Showing posts with label autumnal. Show all posts
Showing posts with label autumnal. Show all posts

Friday, September 25, 2009

The Small Shawl

I finished knitting on the small shawl in autumnal colors.




The finished fabric has a very nice drape, and a pleasant almost springyness to it - I think partly due to the mesh section and partly due to the character of the yarn. For whatever reason, I love the way it feels over my shoulders. The base yarn that the dyer used is a superwash merino, 3 ply, smooth with a firm twist - reminds me of Koigu or Louet Gems. This is a lousy picture, but it does give an idea of how the fabric falls into nice folds.



The top edge rolls to the outside, which might bug the heck out of some people, but doesn't bother me. I'm mulling over some ways to mitigate this tendency, though, just as a design challenge.

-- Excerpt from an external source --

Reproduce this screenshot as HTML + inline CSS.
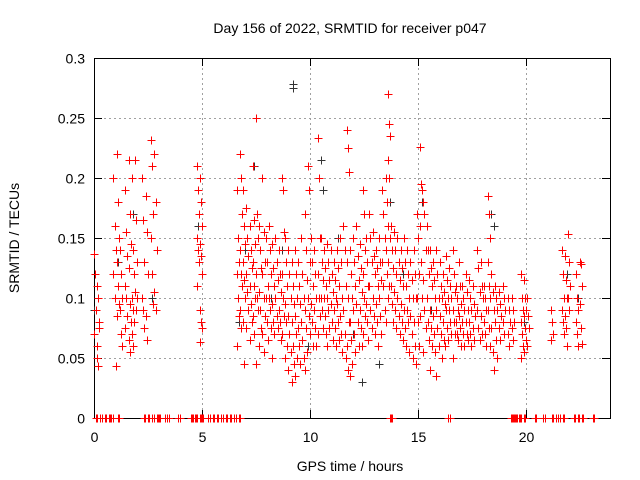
<!DOCTYPE html>
<html><head><meta charset="utf-8"><style>
body{margin:0;background:#fff}
svg{display:block;font-family:"Liberation Sans",sans-serif}
</style></head><body>
<svg id="chart" width="640" height="480" viewBox="0 0 640 480" xmlns="http://www.w3.org/2000/svg">
<rect width="640" height="480" fill="#fff"/>
<text x="350" y="33" font-size="14" text-anchor="middle">Day 156 of 2022, SRMTID for receiver p047</text>
<g id="grid"></g>
<g id="axes"></g>
<g id="black"></g>
<g id="red"></g>
<text x="350" y="471" font-size="14" text-anchor="middle">GPS time / hours</text>
<text transform="translate(19,238) rotate(-90)" font-size="14" text-anchor="middle">SRMTID / TECUs</text>
</svg>
<script>
const xTicks=[0,5,10,15,20];
const yTicks=[0,0.05,0.1,0.15,0.2,0.25,0.3];
const yTickLabels=["0","0.05","0.1","0.15","0.2","0.25","0.3"];
const sparseRows=[
[0.05,0.137,0.12,0.09,0.07],[0.2,0.11,0.1,0.08,0.06,0.043,0.075,0.05],
[0.95,0.2,0.16,0.14,0.12,0.1,0.043],[1.1,0.22,0.18,0.15,0.13,0.11,0.095,0.085],[1.25,0.14,0.12,0.1,0.09,0.07,0.06],
[1.5,0.19,0.155,0.135,0.11,0.1,0.085,0.075],[1.65,0.215,0.17,0.145,0.125,0.095,0.08,0.065,0.055],[1.8,0.2,0.14,0.12,0.1,0.09,0.08,0.07,0.06],[1.95,0.215,0.165,0.13,0.105,0.09,0.1],
[2.25,0.2,0.165,0.13,0.1,0.09,0.075],[2.45,0.185,0.155,0.12,0.085,0.065],
[2.7,0.232,0.21,0.17,0.15,0.12,0.095],[2.85,0.22,0.18,0.14,0.105,0.09],
[4.8,0.21,0.19,0.17,0.15,0.14,0.13,0.11],[4.95,0.2,0.18,0.16,0.145,0.135,0.12,0.09,0.08,0.075,0.063],
[21.2,0.09,0.08,0.07,0.065],[21.7,0.14,0.12,0.1,0.09,0.08,0.07],[21.85,0.135,0.115,0.1,0.085,0.075,0.06],[22.0,0.153,0.13,0.11,0.1,0.09],
[22.35,0.12,0.1,0.09,0.08,0.07,0.06],[22.55,0.13,0.128,0.11,0.095,0.075,0.062]
];
const denseRows=[
[6.65,0.19,0.15,0.13,0.12,0.1,0.085,0.06],[6.8,0.22,0.2,0.17,0.14,0.12,0.11,0.09,0.075],[6.95,0.19,0.16,0.145,0.13,0.115,0.1,0.08,0.045],
[7.1,0.175,0.15,0.135,0.12,0.105,0.09,0.075],[7.25,0.16,0.14,0.125,0.11,0.095,0.08,0.065],[7.4,0.21,0.165,0.145,0.13,0.11,0.1,0.085,0.07],
[7.55,0.25,0.17,0.15,0.12,0.1,0.09,0.045],[7.7,0.16,0.14,0.125,0.105,0.09,0.075,0.06],[7.85,0.2,0.155,0.13,0.12,0.1,0.085,0.07,0.055],
[8.0,0.15,0.13,0.11,0.1,0.08,0.065],[8.15,0.16,0.14,0.12,0.1,0.09,0.075],[8.3,0.145,0.125,0.11,0.095,0.08,0.07,0.05],
[8.45,0.15,0.13,0.115,0.1,0.085,0.075],[8.6,0.14,0.12,0.105,0.09,0.08,0.065],[8.75,0.2,0.19,0.155,0.12,0.1,0.085,0.07],
[8.9,0.15,0.13,0.11,0.095,0.08,0.06,0.05],[9.05,0.14,0.12,0.1,0.085,0.07,0.055,0.04],[9.2,0.13,0.11,0.095,0.08,0.06,0.045,0.03],
[9.35,0.14,0.12,0.1,0.085,0.07,0.05,0.035],[9.5,0.13,0.11,0.095,0.075,0.06,0.045],[9.65,0.15,0.12,0.1,0.08,0.065,0.05],
[9.8,0.17,0.14,0.115,0.09,0.075,0.055,0.04],[9.95,0.21,0.19,0.13,0.1,0.085,0.07],[10.1,0.15,0.13,0.11,0.095,0.08,0.06],
[10.25,0.14,0.12,0.1,0.09,0.075,0.06],[10.4,0.233,0.2,0.15,0.12,0.1,0.085,0.07],[10.55,0.15,0.13,0.115,0.1,0.09,0.075],
[10.7,0.14,0.125,0.11,0.1,0.085,0.07],[10.85,0.145,0.13,0.115,0.1,0.09,0.075,0.06],[11.0,0.14,0.12,0.105,0.095,0.08,0.065],
[11.15,0.13,0.115,0.1,0.09,0.075,0.06],[11.3,0.14,0.125,0.11,0.095,0.08,0.065],[11.45,0.15,0.13,0.1,0.085,0.07,0.055],
[11.6,0.16,0.14,0.11,0.09,0.07,0.05],[11.75,0.24,0.225,0.205,0.13,0.1,0.08,0.06,0.04],[11.9,0.14,0.12,0.1,0.08,0.065,0.045,0.035],
[12.05,0.15,0.13,0.11,0.09,0.07,0.055],[12.2,0.16,0.135,0.115,0.095,0.08,0.06],[12.35,0.145,0.125,0.105,0.09,0.075,0.06],
[12.5,0.19,0.17,0.14,0.12,0.1,0.085,0.07],[12.65,0.15,0.13,0.11,0.095,0.08,0.065],[12.8,0.17,0.15,0.13,0.11,0.09,0.075],
[12.95,0.155,0.135,0.12,0.1,0.085,0.07],[13.1,0.14,0.125,0.11,0.095,0.08,0.06],[13.25,0.15,0.13,0.115,0.1,0.085,0.07],
[13.4,0.19,0.17,0.15,0.13,0.11,0.09],[13.55,0.2,0.18,0.16,0.14,0.12,0.1,0.08],[13.65,0.27,0.245,0.235,0.215,0.2,0.15,0.13,0.11],
[13.8,0.16,0.14,0.125,0.11,0.095,0.08],[13.95,0.155,0.14,0.12,0.105,0.09,0.075],[14.1,0.15,0.13,0.115,0.1,0.085,0.07],
[14.25,0.14,0.125,0.11,0.095,0.08,0.065],[14.4,0.15,0.13,0.11,0.09,0.075,0.06],[14.55,0.14,0.12,0.1,0.09,0.08,0.055],
[14.7,0.13,0.115,0.1,0.085,0.07,0.05],[14.85,0.14,0.12,0.1,0.08,0.06,0.045],[15.0,0.17,0.15,0.12,0.1,0.08,0.06],
[15.15,0.226,0.195,0.19,0.16,0.13,0.1,0.085],[15.3,0.18,0.17,0.14,0.115,0.09,0.075,0.055],[15.45,0.16,0.14,0.12,0.1,0.08,0.065],
[15.6,0.14,0.125,0.11,0.09,0.075,0.06,0.04],[15.75,0.13,0.115,0.1,0.085,0.07,0.055],[15.9,0.14,0.12,0.1,0.09,0.075,0.06,0.035],
[16.05,0.13,0.11,0.1,0.085,0.07,0.05],[16.2,0.12,0.105,0.095,0.08,0.065,0.06],[16.35,0.135,0.115,0.1,0.09,0.075,0.065],
[16.5,0.125,0.11,0.1,0.09,0.08,0.07],[16.65,0.14,0.12,0.105,0.09,0.08,0.07,0.05],[16.8,0.11,0.1,0.09,0.08,0.07,0.065],
[16.95,0.13,0.11,0.095,0.085,0.075,0.06],[17.1,0.11,0.1,0.09,0.08,0.07,0.06],[17.25,0.12,0.105,0.09,0.08,0.07,0.065],
[17.4,0.115,0.1,0.09,0.08,0.07,0.06],[17.6,0.11,0.095,0.085,0.075,0.065],[17.8,0.14,0.125,0.105,0.09,0.075,0.065],
[17.95,0.13,0.11,0.1,0.085,0.07],[18.1,0.11,0.1,0.09,0.08,0.07,0.06],[18.3,0.185,0.17,0.15,0.13,0.11,0.1,0.09,0.075,0.06],
[18.45,0.12,0.105,0.09,0.075,0.055,0.04],[18.6,0.11,0.1,0.09,0.08,0.065,0.05],[18.8,0.105,0.095,0.085,0.075,0.065],
[19.0,0.11,0.1,0.09,0.08,0.07],[19.2,0.1,0.09,0.08,0.07,0.06],[19.4,0.1,0.09,0.08,0.075,0.065],
[19.8,0.12,0.1,0.09,0.08,0.07,0.06,0.05],[19.95,0.115,0.1,0.09,0.085,0.075,0.065,0.055],[20.1,0.1,0.085,0.075,0.06]
];
const zeroTimes=[0.1,0.3,0.5,0.7,0.8,1.1,2.3,2.5,2.7,2.9,3.0,3.3,3.4,3.9,4.5,4.6,4.7,4.9,5.0,5.3,5.5,5.7,5.9,6.1,6.3,6.5,6.7,13.7,13.75,16.4,19.3,19.4,19.5,19.6,19.7,19.9,20.4,20.8,21.2,21.4,21.5,21.7,22.2,22.4,22.6,23.1];
const blackTimes=[0.0,1.1,1.8,2.7,4.8,6.7,7.0,7.4,8.2,8.7,9.2,9.2,9.9,10.5,10.6,11.3,12.0,12.4,13.2,13.7,14.3,15.2,15.6,16.8,17.9,18.4,18.5,19.9,21.9,22.4];
const blackValues=[0.09,0.13,0.17,0.1,0.16,0.08,0.14,0.21,0.1,0.14,0.278,0.275,0.06,0.215,0.19,0.15,0.07,0.03,0.045,0.18,0.12,0.18,0.09,0.1,0.13,0.17,0.16,0.08,0.12,0.1];

const NS="http://www.w3.org/2000/svg";
const L=94,R=610,T=58,B=418;
function xs(t){return L+t*21.6;}
function ys(v){return B-(v/0.3)*(B-T);}
function mk(tag,attrs,parent){const e=document.createElementNS(NS,tag);for(const k in attrs)e.setAttribute(k,attrs[k]);parent.appendChild(e);return e;}
const grid=document.getElementById('grid'),axes=document.getElementById('axes');
yTicks.forEach((v,i)=>{
  const y=ys(v)+0.5;
  if(v>0&&v<0.3){const g=mk('line',{x1:L,x2:R,y1:y,y2:y,stroke:'#a0a0a0','stroke-dasharray':'2,3'},grid);
  
  }
  mk('line',{x1:L,x2:L+8,y1:y,y2:y,stroke:'#000'},axes);
  mk('line',{x1:R-8,x2:R,y1:y,y2:y,stroke:'#000'},axes);
  const t=mk('text',{x:L-9,y:y+5,'font-size':14,'text-anchor':'end'},axes);t.textContent=yTickLabels[i];
  
  
});
xTicks.forEach(v=>{
  const x=xs(v)+0.5;
  if(v>0){const g=mk('line',{x1:x,x2:x,y1:T,y2:B,stroke:'#a0a0a0','stroke-dasharray':'2,3'},grid);
  
  }
  mk('line',{x1:x,x2:x,y1:B,y2:B-8,stroke:'#000'},axes);
  mk('line',{x1:x,x2:x,y1:T,y2:T+8,stroke:'#000'},axes);
  const t=mk('text',{x:x,y:B+24,'font-size':14,'text-anchor':'middle'},axes);t.textContent=String(v);
  
  
});
mk('rect',{x:L+0.5,y:T+0.5,width:R-L,height:B-T,fill:'none',stroke:'#000'},axes);
function plus(t,v,color,g){
  const x=Math.round(xs(t))+0.5,y=Math.round(ys(v))+0.5;
  const p=mk('path',{d:`M${x-4},${y}h8M${x},${y-4}v8`,stroke:color,'stroke-width':1.2,fill:'none','shape-rendering':'crispEdges'},g);
  
  
}
const bg=document.getElementById('black'),rg=document.getElementById('red');
blackTimes.forEach((t,i)=>plus(t,blackValues[i],'#333',bg));
sparseRows.concat(denseRows).forEach(row=>{row.slice(1).forEach((v,j)=>plus(row[0]+((j%3)-1)*0.05,v,'#f00',rg));});
zeroTimes.forEach(t=>{plus(t,0,'#f00',rg);plus(t+0.06,0,'#f00',rg);});
</script>
</body></html>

The whole thing used a little less than one skein of "Calypso" from Creatively Dyed Yarn (color: Gin) - so somewhere in the area of 480 yds. I knit it on 3.00 mm/ US #2 Addi lace needles for a gauge after blocking of 15 sts = 4 ". (I'm a loose knitter, so I expect many would use a US 4 for this gauge with this yarn).

The stitch patterns work very well with the variegated yarn, I think for reasons that Tracy mentioned in her comment on an earlier post: there are sections of smooth stockinette that show off the color play, and the small repeat mesh section that mixes the colors up. The overall arrangement is simple/bold enough to stand up to the color changes. I don't think this would look particularly well in yarn that forms definite stripes, whether wide or narrow. Because the shawl is worked from the bottom point up with increases at each side, that type of color arrangement would form horizontal color bands that would fight (rather strenuously, I think) with the stitch patterns.

Saturday, September 19, 2009

Autumnal

Last spring I purchased a skein of of fingering weight from Creatively Dyed Yarn. It intrigued me because the colors are sort of "edgy" and the color repeats irregular. It's exactly the kind of coloring that wouldn't work for a lot a lace patterns. I decided that I wanted it to be a triangle scarf or small shawl for fall, and, perversely, I wanted it to have some lace elements to it.




So far, the yarn is cooperating in a way that I like. And so far, I like the design well enough to want to write it up properly. The problem I'm running into as the piece gets wider is this: the chart will be really big, too big to print out the full width on a single page. The pattern isn't complex, it just takes up a lot of room to chart out. So now I'm trying to figure out the most reasonable/comprehensible way to break it down.